Público - 7 Jun 03

Reforma das Pensões Põe França a Ferro e Fogo
Por ANA NAVARRO PEDRO, Paris

Até meio da semana, havia uma maioria clara em Paris: a dos parisienses que preferiam ir a pé para o emprego a terem de esperar um tempo indeterminado por um metro ou um autocarro sobrelotado, conduzidos pelo pessoal não grevista. Mas, desde ontem, a escolha tornou-se problemática: montanhas de lixo acumulam-se nas ruas da capital francesa, deitando um cheiro cada vez mais nauseabundo à medida que o calor aperta e que a greve do pessoal da limpeza se prolonga contra o projecto de reforma das pensões.

A adesão à greve começada na terça-feira contra esta reforma do Governo francês diminui todos os dias. Em contrapartida, os sectores mais afectados são também os mais visíveis: transportes públicos, aéreos e ferroviários, pessoal de limpeza urbana e professores (este últimos também em luta contra reformas específicas ao ensino). E à medida que o número crescente de funcionários volta a trabalhar, os grevistas mais radicais endurecem as acções de protesto: cortes de corrente eléctrica nas estações ferroviárias, ocupação de locais de trabalho, barragens nas estradas, "sit-in" nos carris dos caminhos-de-ferro, bloqueio de um porto marítimo e de uma refinaria, confrontos com a polícia num terminal de autocarros perto de Paris, actos de vandalismo contra uma dezena de delegações do patronato francês (MEDEF), intensificaram-se ontem em toda a França.

"Estamos cada vez mais violentos, porque temos a impressão de que o Governo recusa ouvir-nos", explicava um professor no bloqueio de uma refinaria. Uma nova jornada de greve geral está já marcada para terça-feira, dia de abertura do debate parlamentar sobre a reforma das pensões.
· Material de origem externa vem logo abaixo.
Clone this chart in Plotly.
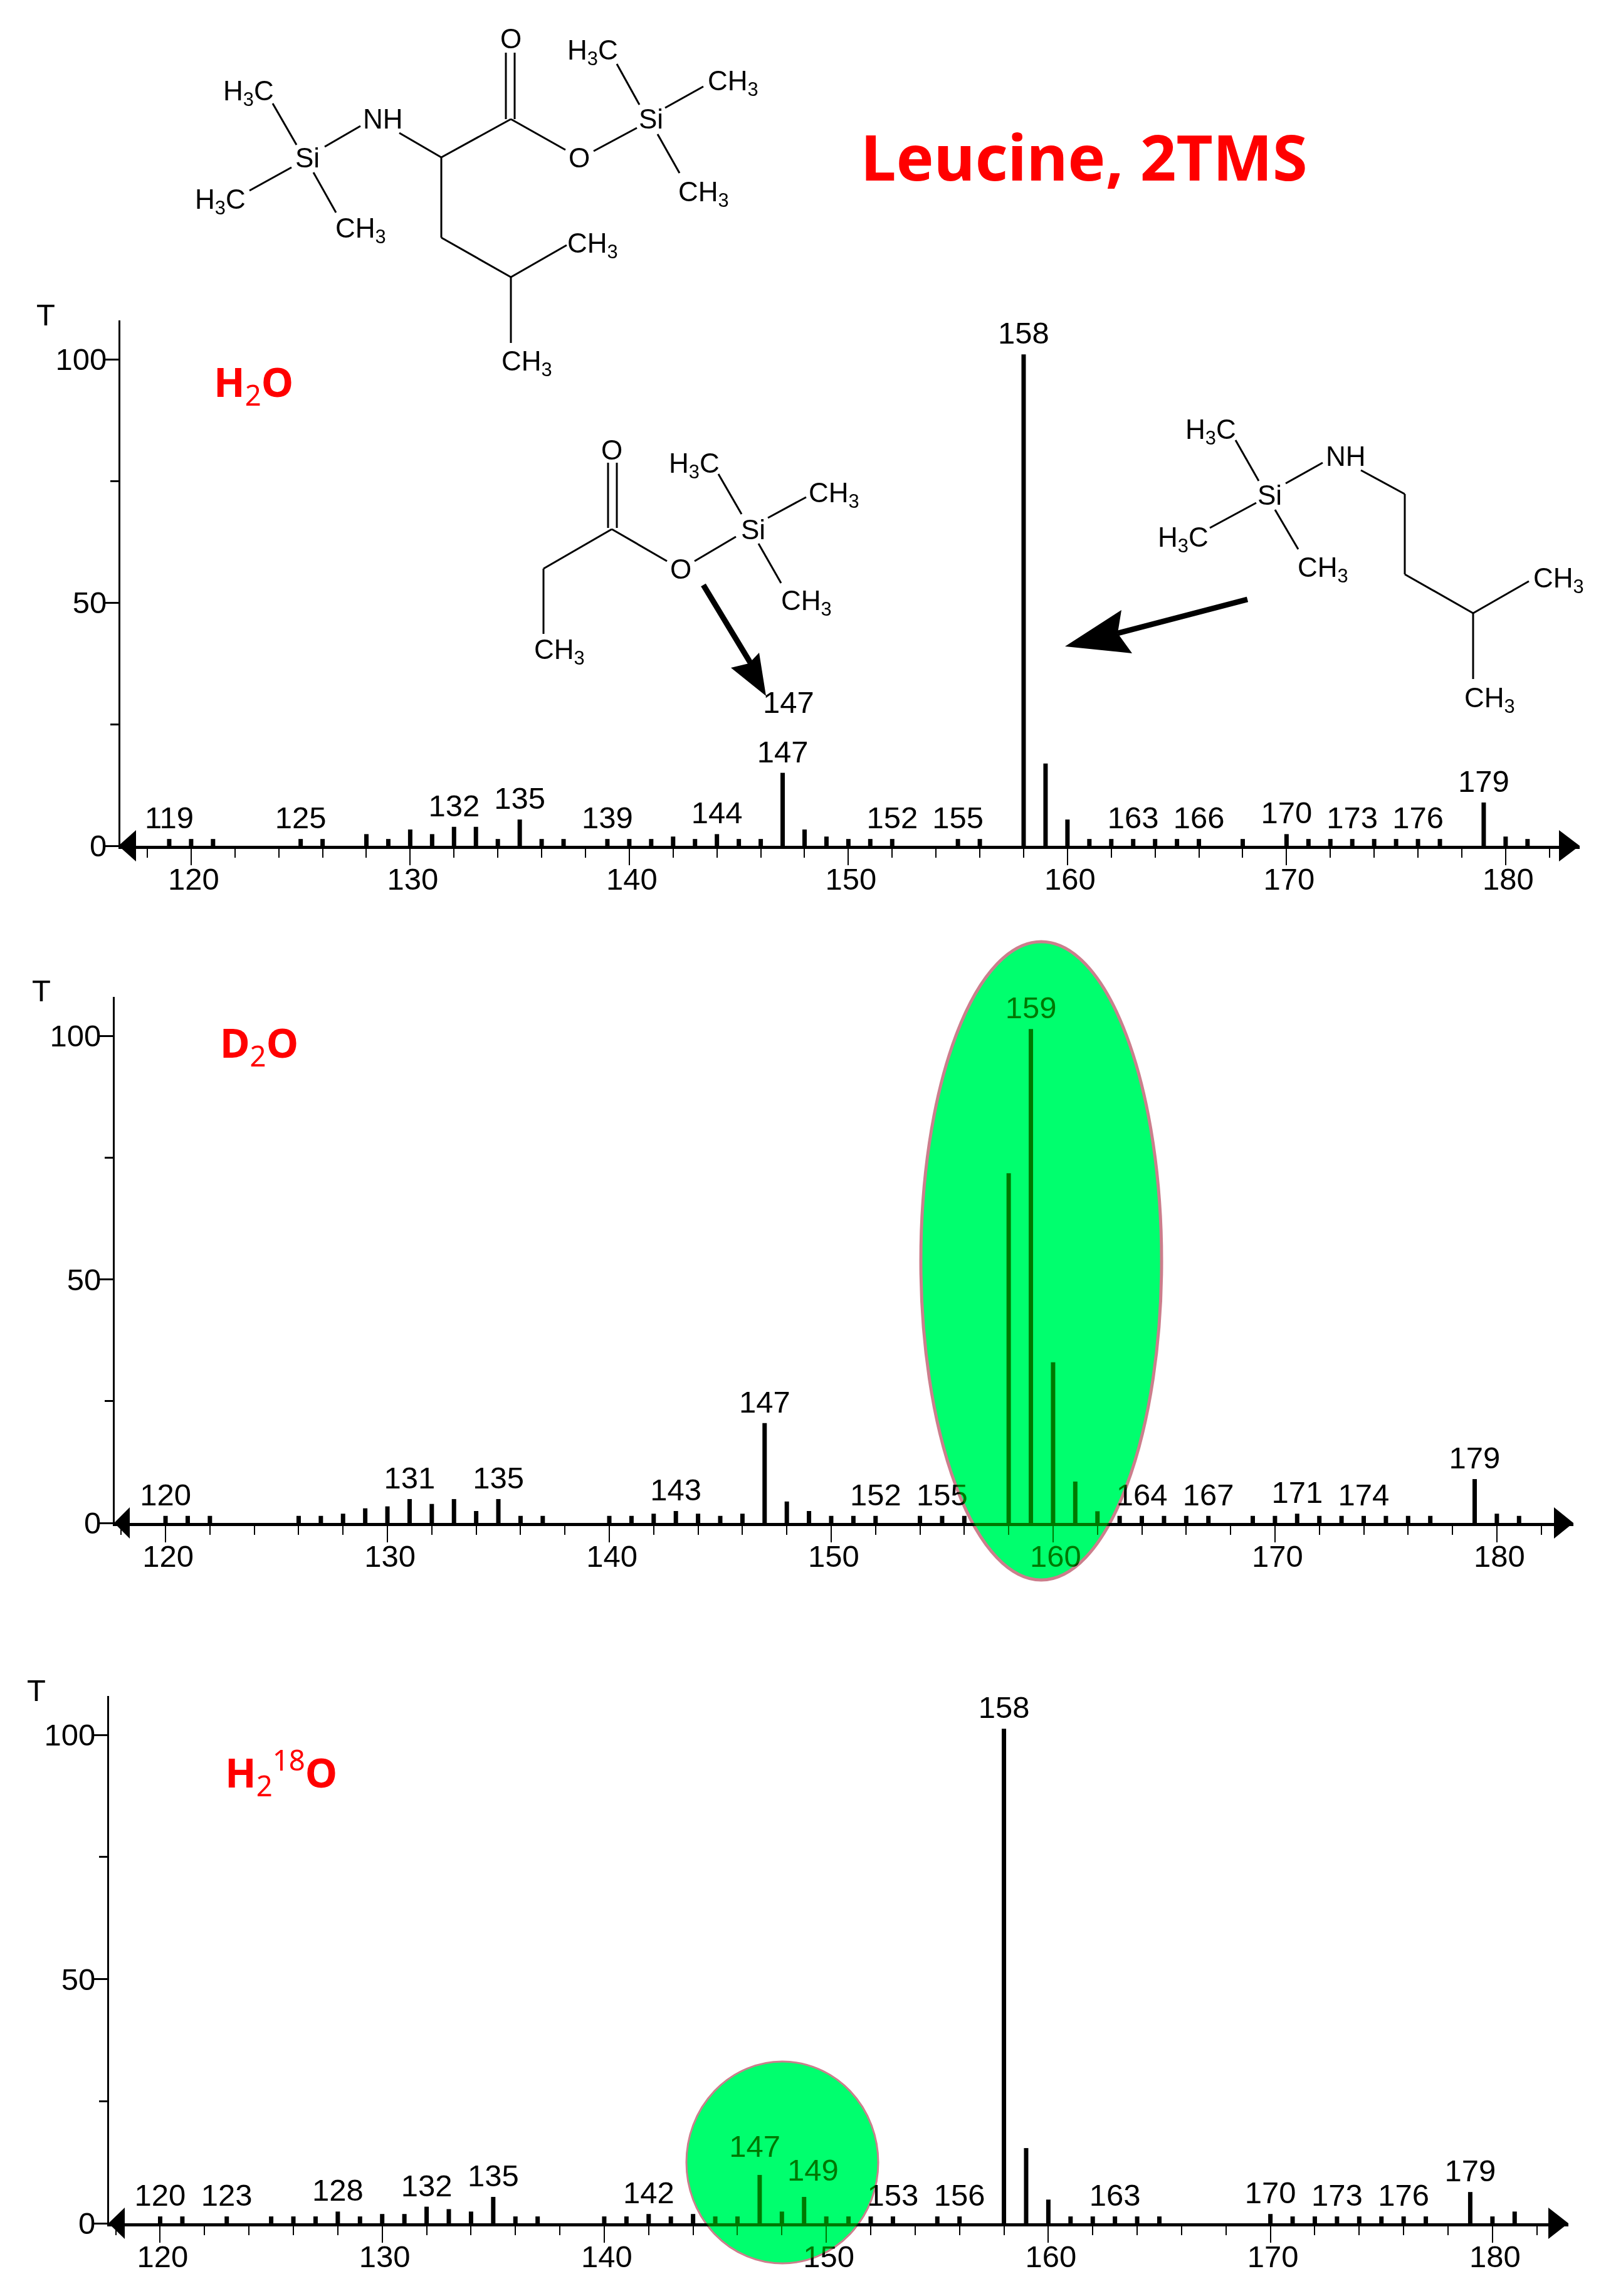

A crispação social em torno deste projecto provém dos medos profundos que ela suscita na sociedade francesa, afirma o sociólogo Xavier Gaullier numa entrevista ao semanário "Le Nouvel Observateur": "É necessário fazer uma reforma, todos os trabalhadores o sabem. (...) A tensão deve-se a um debate excessivamente técnico e financeiro que não aborda o essencial. Uma reforma destas devia ter em conta as mudanças que vai provocar nos ciclos da nossa existência profissional e pessoal."

O Governo de Jean-Pierre Raffarin terá cometido um segundo erro político: lançar três reformas de grande amplitude ao mesmo tempo - pensões, descentralização e ensino - provocando assim a conjunção de recusas, de medos e de crispações que se conjugam neste conflito social.

A luta pela terceira vida

Tanto os sindicatos, como a oposição de esquerda, concordam que a reforma das pensões é inevitável. A demografia francesa modificou-se profundamente desde a criação da caixa de pensões neste país, em 1945. A esperança de vida aumentou 20 anos, em média, no último meio século, e vai aumentar mais oito anos até 2040, para passar então sem dificuldade o cabo dos 80 anos. Simultaneamente, o crescimento demográfico desacelera, fazendo assim com que a população reformada aumente mais depressa do que a população activa a partir de 2005. As pensões deverão ser pagas durante mais tempo, a uma população maior, e com as quotizações de activos cada vez mais reduzidos.

A reforma do Governo propõe primeiro que os funcionários públicos passem a quotizar durante 40 anos, em vez de 37,5 anos, actualmente. Os trabalhadores do sector privado já quotizam 40 anos, desde a reforma de 1994. A partir de 2008, o período de contribuição aumentará progressivamente para 42 anos. A partir de 2020, deverá aumentar regularmente, proporcionalmente ao aumento da esperança de vida. É este ponto da reforma que focaliza todas as recusas. Os franceses, habituados a irem para reforma aos 60 anos, recusam diminuir o que Xavier Gaullier chama "a nossa terceira vida".